▸ Request
Set down the whole listing verbatim.

-------------------------

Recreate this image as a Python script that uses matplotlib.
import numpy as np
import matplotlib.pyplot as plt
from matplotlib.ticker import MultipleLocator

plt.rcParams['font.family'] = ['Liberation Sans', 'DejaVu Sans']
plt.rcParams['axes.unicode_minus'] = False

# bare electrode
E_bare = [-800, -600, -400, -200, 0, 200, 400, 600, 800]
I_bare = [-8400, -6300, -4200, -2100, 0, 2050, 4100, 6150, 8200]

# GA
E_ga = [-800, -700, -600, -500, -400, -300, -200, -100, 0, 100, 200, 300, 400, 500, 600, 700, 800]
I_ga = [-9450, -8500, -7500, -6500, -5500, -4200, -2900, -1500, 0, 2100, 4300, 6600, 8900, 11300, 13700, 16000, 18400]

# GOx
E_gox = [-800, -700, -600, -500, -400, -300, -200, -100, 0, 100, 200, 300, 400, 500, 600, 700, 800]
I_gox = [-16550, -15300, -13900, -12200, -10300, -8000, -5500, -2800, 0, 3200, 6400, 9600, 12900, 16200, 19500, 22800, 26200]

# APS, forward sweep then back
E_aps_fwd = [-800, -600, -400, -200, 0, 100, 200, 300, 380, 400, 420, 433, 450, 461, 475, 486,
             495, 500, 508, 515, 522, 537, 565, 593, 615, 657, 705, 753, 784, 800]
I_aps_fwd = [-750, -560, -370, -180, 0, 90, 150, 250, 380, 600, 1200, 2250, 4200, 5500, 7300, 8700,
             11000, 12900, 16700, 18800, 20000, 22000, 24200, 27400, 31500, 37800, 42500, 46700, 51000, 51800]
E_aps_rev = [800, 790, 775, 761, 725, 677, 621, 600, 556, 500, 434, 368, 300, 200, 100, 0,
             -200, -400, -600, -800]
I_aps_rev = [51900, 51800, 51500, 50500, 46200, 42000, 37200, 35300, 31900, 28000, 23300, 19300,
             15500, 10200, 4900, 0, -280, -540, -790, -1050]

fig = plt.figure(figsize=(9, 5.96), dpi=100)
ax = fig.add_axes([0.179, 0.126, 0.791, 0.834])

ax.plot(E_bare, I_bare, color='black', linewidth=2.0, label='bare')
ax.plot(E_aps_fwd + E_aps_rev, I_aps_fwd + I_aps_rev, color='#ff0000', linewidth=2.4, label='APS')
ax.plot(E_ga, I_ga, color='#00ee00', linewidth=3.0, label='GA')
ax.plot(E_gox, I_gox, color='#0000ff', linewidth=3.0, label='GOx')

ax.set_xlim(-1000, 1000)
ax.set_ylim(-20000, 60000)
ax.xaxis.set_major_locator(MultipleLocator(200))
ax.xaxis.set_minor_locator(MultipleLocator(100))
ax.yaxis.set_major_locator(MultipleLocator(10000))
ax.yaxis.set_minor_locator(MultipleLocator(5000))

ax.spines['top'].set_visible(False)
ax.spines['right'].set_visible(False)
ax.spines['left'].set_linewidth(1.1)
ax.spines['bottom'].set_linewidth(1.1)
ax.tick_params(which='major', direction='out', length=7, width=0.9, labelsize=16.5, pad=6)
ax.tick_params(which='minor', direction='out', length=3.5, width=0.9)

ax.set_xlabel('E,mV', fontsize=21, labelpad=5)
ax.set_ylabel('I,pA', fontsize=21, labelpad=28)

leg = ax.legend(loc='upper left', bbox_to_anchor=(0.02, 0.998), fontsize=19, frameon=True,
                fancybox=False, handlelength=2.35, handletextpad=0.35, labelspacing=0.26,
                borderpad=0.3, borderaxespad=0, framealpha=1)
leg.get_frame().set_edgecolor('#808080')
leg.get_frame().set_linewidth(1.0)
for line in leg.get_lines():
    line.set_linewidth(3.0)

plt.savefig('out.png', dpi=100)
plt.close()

-------------------------

▸ Solved problem
Recreate this image as a Python script that uses matplotlib.
import numpy as np
import matplotlib.pyplot as plt
from matplotlib.ticker import MultipleLocator

plt.rcParams['font.family'] = ['Liberation Sans', 'DejaVu Sans']
plt.rcParams['axes.unicode_minus'] = False

# bare electrode
E_bare = [-800, -600, -400, -200, 0, 200, 400, 600, 800]
I_bare = [-8400, -6300, -4200, -2100, 0, 2050, 4100, 6150, 8200]

# GA
E_ga = [-800, -700, -600, -500, -400, -300, -200, -100, 0, 100, 200, 300, 400, 500, 600, 700, 800]
I_ga = [-9450, -8500, -7500, -6500, -5500, -4200, -2900, -1500, 0, 2100, 4300, 6600, 8900, 11300, 13700, 16000, 18400]

# GOx
E_gox = [-800, -700, -600, -500, -400, -300, -200, -100, 0, 100, 200, 300, 400, 500, 600, 700, 800]
I_gox = [-16550, -15300, -13900, -12200, -10300, -8000, -5500, -2800, 0, 3200, 6400, 9600, 12900, 16200, 19500, 22800, 26200]

# APS, forward sweep then back
E_aps_fwd = [-800, -600, -400, -200, 0, 100, 200, 300, 380, 400, 420, 433, 450, 461, 475, 486,
             495, 500, 508, 515, 522, 537, 565, 593, 615, 657, 705, 753, 784, 800]
I_aps_fwd = [-750, -560, -370, -180, 0, 90, 150, 250, 380, 600, 1200, 2250, 4200, 5500, 7300, 8700,
             11000, 12900, 16700, 18800, 20000, 22000, 24200, 27400, 31500, 37800, 42500, 46700, 51000, 51800]
E_aps_rev = [800, 790, 775, 761, 725, 677, 621, 600, 556, 500, 434, 368, 300, 200, 100, 0,
             -200, -400, -600, -800]
I_aps_rev = [51900, 51800, 51500, 50500, 46200, 42000, 37200, 35300, 31900, 28000, 23300, 19300,
             15500, 10200, 4900, 0, -280, -540, -790, -1050]

fig = plt.figure(figsize=(9, 5.96), dpi=100)
ax = fig.add_axes([0.179, 0.126, 0.791, 0.834])

ax.plot(E_bare, I_bare, color='black', linewidth=2.0, label='bare')
ax.plot(E_aps_fwd + E_aps_rev, I_aps_fwd + I_aps_rev, color='#ff0000', linewidth=2.4, label='APS')
ax.plot(E_ga, I_ga, color='#00ee00', linewidth=3.0, label='GA')
ax.plot(E_gox, I_gox, color='#0000ff', linewidth=3.0, label='GOx')

ax.set_xlim(-1000, 1000)
ax.set_ylim(-20000, 60000)
ax.xaxis.set_major_locator(MultipleLocator(200))
ax.xaxis.set_minor_locator(MultipleLocator(100))
ax.yaxis.set_major_locator(MultipleLocator(10000))
ax.yaxis.set_minor_locator(MultipleLocator(5000))

ax.spines['top'].set_visible(False)
ax.spines['right'].set_visible(False)
ax.spines['left'].set_linewidth(1.1)
ax.spines['bottom'].set_linewidth(1.1)
ax.tick_params(which='major', direction='out', length=7, width=0.9, labelsize=16.5, pad=6)
ax.tick_params(which='minor', direction='out', length=3.5, width=0.9)

ax.set_xlabel('E,mV', fontsize=21, labelpad=5)
ax.set_ylabel('I,pA', fontsize=21, labelpad=28)

leg = ax.legend(loc='upper left', bbox_to_anchor=(0.02, 0.998), fontsize=19, frameon=True,
                fancybox=False, handlelength=2.35, handletextpad=0.35, labelspacing=0.26,
                borderpad=0.3, borderaxespad=0, framealpha=1)
leg.get_frame().set_edgecolor('#808080')
leg.get_frame().set_linewidth(1.0)
for line in leg.get_lines():
    line.set_linewidth(3.0)

plt.savefig('out.png', dpi=100)
plt.close()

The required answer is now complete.